The entertainment company, headed by CEO Steve Burke, posted higher quarterly operating cash flow, the profitability metric it uses, than in the year-ago period. Operating cash flow of $1.43 billion compared with $1.34 billion in the year-ago period, up 6.6 percent. The full-year figure of $5.59 billion compared with $4.73 billion in 2013, up 18.1 percent.
As management had predicted, film-unit operating cash flow set a company record in 2014. In 2013, it had hit $438 million, which was a company record at the time.
Comcast said it added 6,000 pay TV subscribers in the fourth quarter to end 2014 with a total of 22.383 million video customers. In the year-ago period, it had grown pay TV subscribers for the first time in 26 quarters, adding 46,000.
Comcast’s fourth-quarter earnings of $1.93 billion rose 0.6 percent from the year-ago period. That amounted to 77 cents per share on an adjusted basis, which came in just shy of Wall Street expectations. Comcast said its revenue rose 4.8 percent to $17.73 billion in the fourth quarter.
The cable giant, which is still waiting for regulatory word on its planned acquisition of Time Warner Cable, on Tuesday also increased its dividend by 11.1 percent to $1 per share on an annualized basis, or 25 cents per share quarterly.
Comcast also increased its stock buyback program authorization to $10 billion. “At this time, Comcast plans to repurchase $4.25 billion during 2015, subject to market conditions,” the company said. “Additional stock repurchases will be determined after the closing of the Time Warner Cable merger and the subsequent divestiture transactions.”
Comcast chairman and CEO Brian Roberts said: “2014 was a great year financially, operationally, and strategically for Comcast NBCUniversal. We continued to execute incredibly well as we accelerated our innovation, launched new products and brought amazing films, shows and theme park attractions to consumers.” He highlighted that Comcast’s video subscriber trends were “the best in seven years.”
Added Roberts: “NBCUniversal also had a standout performance in 2014, with 18 percent growth in operating cash flow, driven by a successful Sochi Olympics, continued momentum at NBC broadcast, the successful opening of The Wizarding World of Harry Potter-Diagon Alley in Orlando, and strong box-office performance from Universal Pictures.”
The chairman briefly mentioned one of the big topics surrounding Comcast right now: the regulatory review of the TW Cable deal. “We enter 2015 with great momentum and significant opportunities ahead, and we look forward to receiving regulatory approval for the Time Warner Cable merger,” Roberts said.
Comcast cited $99 million in quarterly and $237 million in full-year 2014 costs from the Time Warner Cable and related transactions in its earnings report.
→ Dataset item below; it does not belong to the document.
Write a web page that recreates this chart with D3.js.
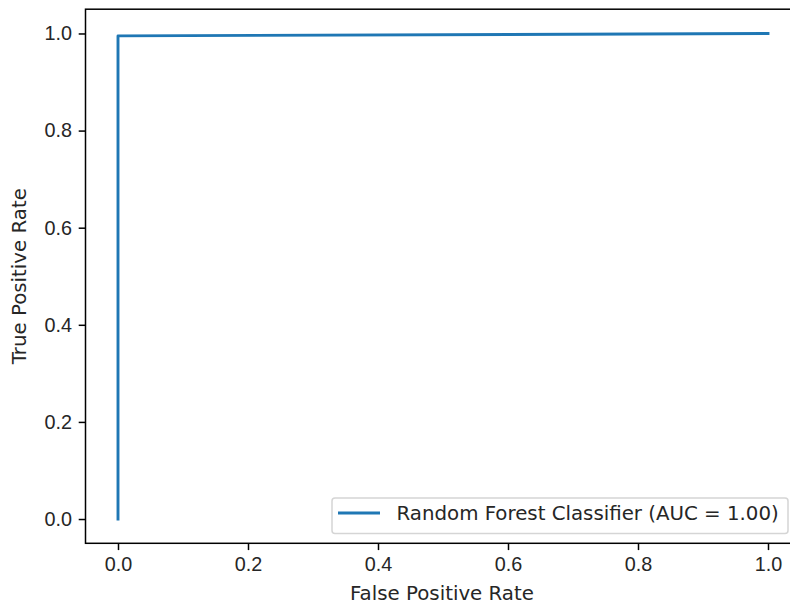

At NBCUniversal, fourth-quarter revenue increased 2.3 percent to $6.6 billion, driven by growth in theme parks and broadcast TV offset by lower filmed entertainment revenue amid a year-over-year decline in home entertainment, as the year-ago period benefited from strong contributions from Despicable Me 2. Operating cash flow increased driven by the stronger results at theme parks and broadcast TV, partially offset by lower film results and lower cable networks figures, driven by a 5.6 percent decline in advertising revenue along with a slight increase in operating costs.
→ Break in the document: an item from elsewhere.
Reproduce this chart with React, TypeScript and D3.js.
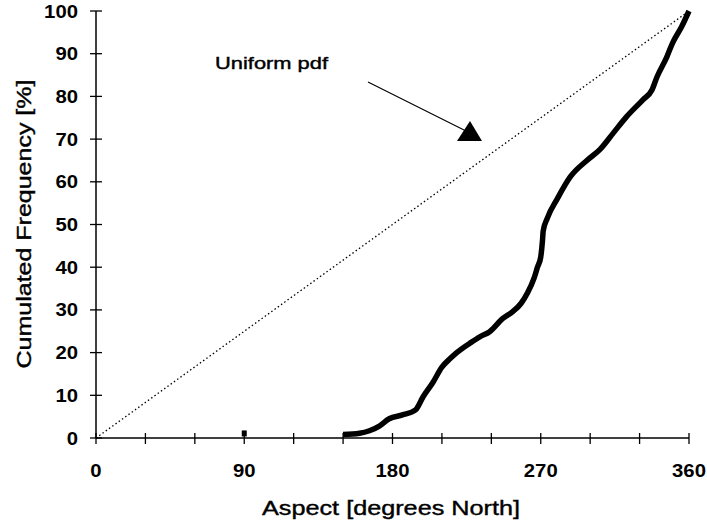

For 2014, NBCUniversal revenue increased 7.5 percent to $25.4 billion, or 2.9 percent when excluding the Sochi Olympics. Operating cash flow increased 15.3 percent when excluding Sochi, “reflecting solid results at each business segment,” the company said.
For the full year, film unit revenue fell 8.2 percent to $5 billion, “reflecting lower theatrical and home entertainment revenue, primarily due to the strong performances of Despicable Me 2 and Fast and Furious 6 in 2013. Operating cash flow rose to a company record $711 million “as lower revenues were more than offset by a decrease in the amortization of film costs and reduced advertising, marketing and promotion expense due to a reduced film slate,” the company said.
Full-year 2014 broadcast revenue increased 20 percent to $8.5 billion due to higher advertising and retransmission consent fees as operating cash flow more than doubled to $734 million amid the higher revenue and an only “modest” increase in operating costs and expenses, the company said.
Full-year cable networks unit revenue rose 3.9 percent to $9.6 billion amid higher distribution revenue, partially offset by a 3.5 percent decrease in advertising revenue. Operating cash flow increased 2.5 percent to $3.6 billion thanks to the higher revenue and flat operating costs, “even as we continue to invest in programming,” the company said.